Identify your management persona
Channel your own experiences and think back to what you liked most about your favorite managers, and what got under your skin with managers you didn’t click with. From the start, mentally prepare yourself on how you’d like to come across as a manager and how you’d handle challenging situations.
Assist in goal-setting
If your direct report is new to the company, sit down with them during their first week to hold a goal-setting exercise. Help them map out their goals to make sure they’ll be meeting the expectations of their position and the growth needed to reach the next level. If you are stepping in as the new manager of a report who has already been with the company for a while, you should still have a conversation to get clued in on their existing goals and determine where you might be able to add value.
Ask lots of questions
For entry-level employees who are new to the workforce, check in with them at the start and end of every day. Get a sense of what they are working on, how things are going, and what they like to do for fun! They may be too nervous to ask what they fear is a “dumb question,” but if you create an environment where the channels of communication are always open, they’ll be more likely to feel engaged and proactively seek out help when they need it.
Hold regular check-ins
Beyond daily status updates, a best practice for managers is to set aside a half hour every week for a more formal touch base – this can be done via phone or a video conferencing tool if you work in different locations. The important thing is to make sure you drive the conversation. Entry-level staff might not even know what they can or should be tapping you for support with. Help them build confidence in talking about their accomplishments, opportunities, and challenges so they can develop key communication skills.
Build out their schedule
As a manager, it’s your responsibility to set assignments for your employee and/or communicate with other managers for support. A quick way for junior staff to become disengaged is if they’re given too much downtime and not being effectively utilized. Make sure they always have enough to do. But not too much…

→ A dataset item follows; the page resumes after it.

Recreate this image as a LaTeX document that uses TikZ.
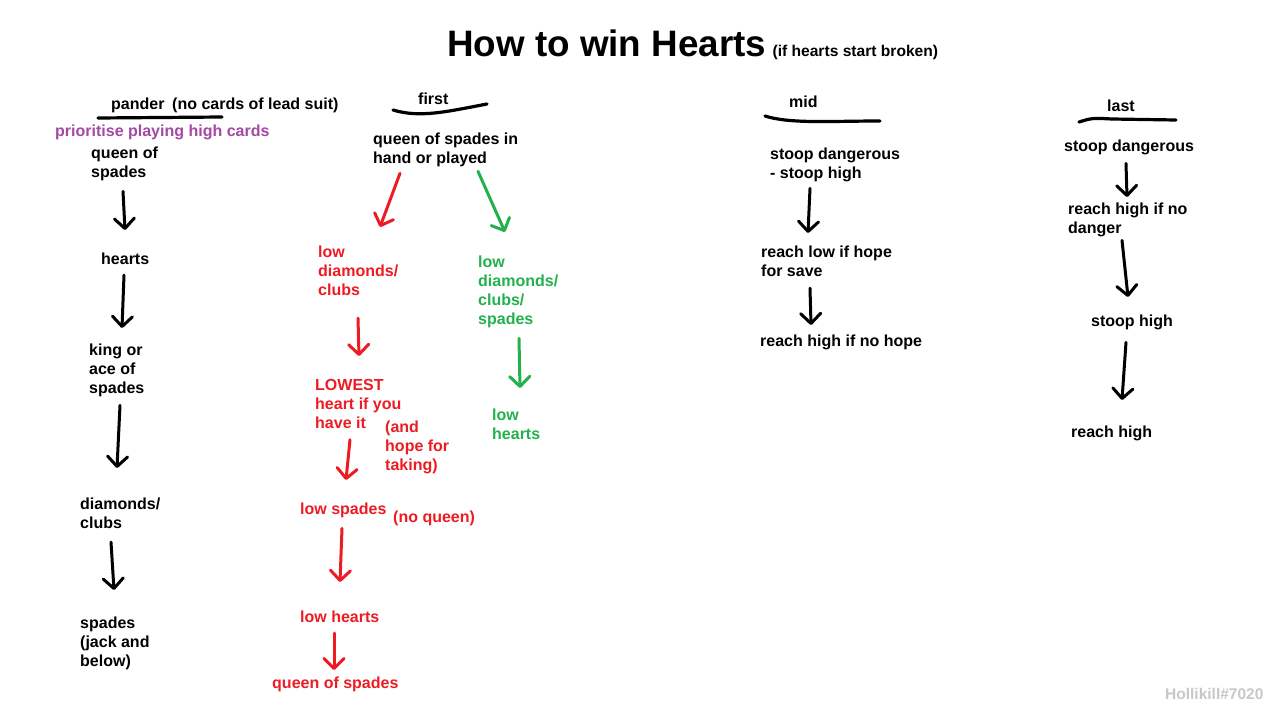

Help balance their workload
On the other hand, you don’t want young staff to burn out quickly by having too much on their plate at once. Part of your role will be to teach them skills in time management and prioritization. If things are busy and even you are struggling with what they should prioritize “because it all needs to get done,” make sure you escalate these concerns to your own manager and ask for help.
It takes a bit of getting used to, but managing people is a great way to really impact your company or organization in a really positive way — not to mention support/mentor up-and-coming womxn!
Erin Cornell is a twenty-something communications professional and blogger living in Boston, still trying to figure out this whole “adulting” thing. Follow along at www.abrowneyedberry.com and @abrowneyedberry to read more of her wellness, style, and career advice geared towards millennial women.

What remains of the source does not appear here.